During weeks 28, 49, and 53, there is a notable surge in milk sales. It is due to onset of summer vacation and onset of holiday seaspn.

Another interesting observation is that there are almost no coupon discounts provided for the product through out the year, signifying the

Analysis and Recommendations:

1.Based on above data analysis, a sales strategy can be devised besed on both income groups and age:

Income-Based Analysis (50-74k):

The 50-74k income bracket consistently demonstrates the highest demand for milk across all age groups. A targeted marketing campaign tailored to the preferences and habits of this demographic, emphasizing quality, health benefits, and convenience, is advised. Additionally, implementing promotions and discounts, such as bundle deals or loyalty programs, can further tap into the potential of this income group.

Age-Based Analysis (35-44):

Within the 35-44 age group, there is a consistent demand for milk, regardless of income level. This suggests that factors beyond earnings play a significant role in consumption habits. To capitalize on this, a campaign highlighting the nutritional benefits of milk and its adaptability in various daily routines is recommended. Emphasizing the convenience of incorporating milk into common meals and snacks can resonate with this demographic. Furthermore, conducting consumer surveys or focus groups within this age group can provide deeper insights into their preferences and needs, allowing for more targeted marketing efforts.

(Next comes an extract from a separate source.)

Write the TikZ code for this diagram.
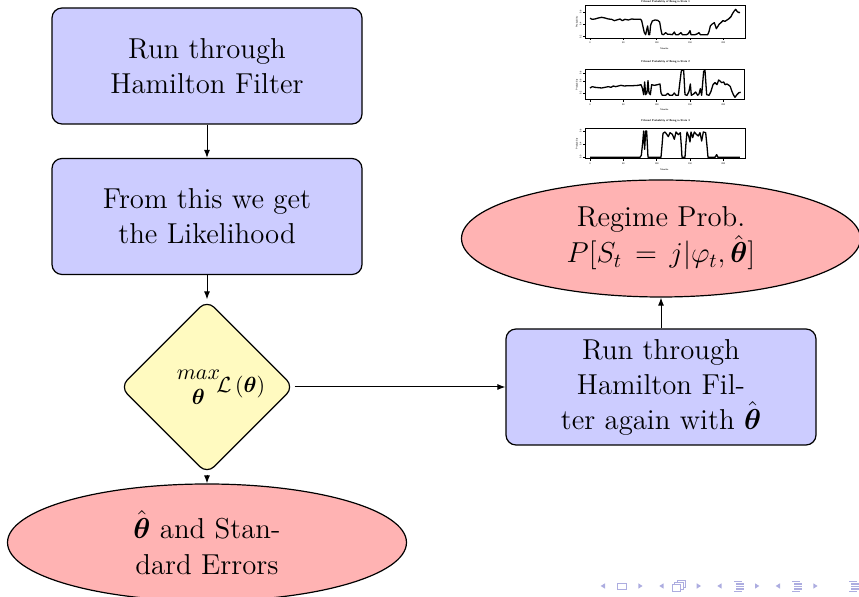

2.There exists a seasonal variation in trend of milk sales as can be seen in line graph, especially in week 27(June 26th- start of summer vacation), week 45 to 49 (OCT 29th - NOV 26th Holiday Season - Haloween, ThnaksGiving, winter break preparations), even weather influences a rush in Milk purchases before hand. Providing a coupule of coupons as part of strategic campaign could witness boost in sales.

Basket analysis helped us to identify the products that are purchased along with milk. Thus, we propose campaigns that encompass milk, bananas and eggs.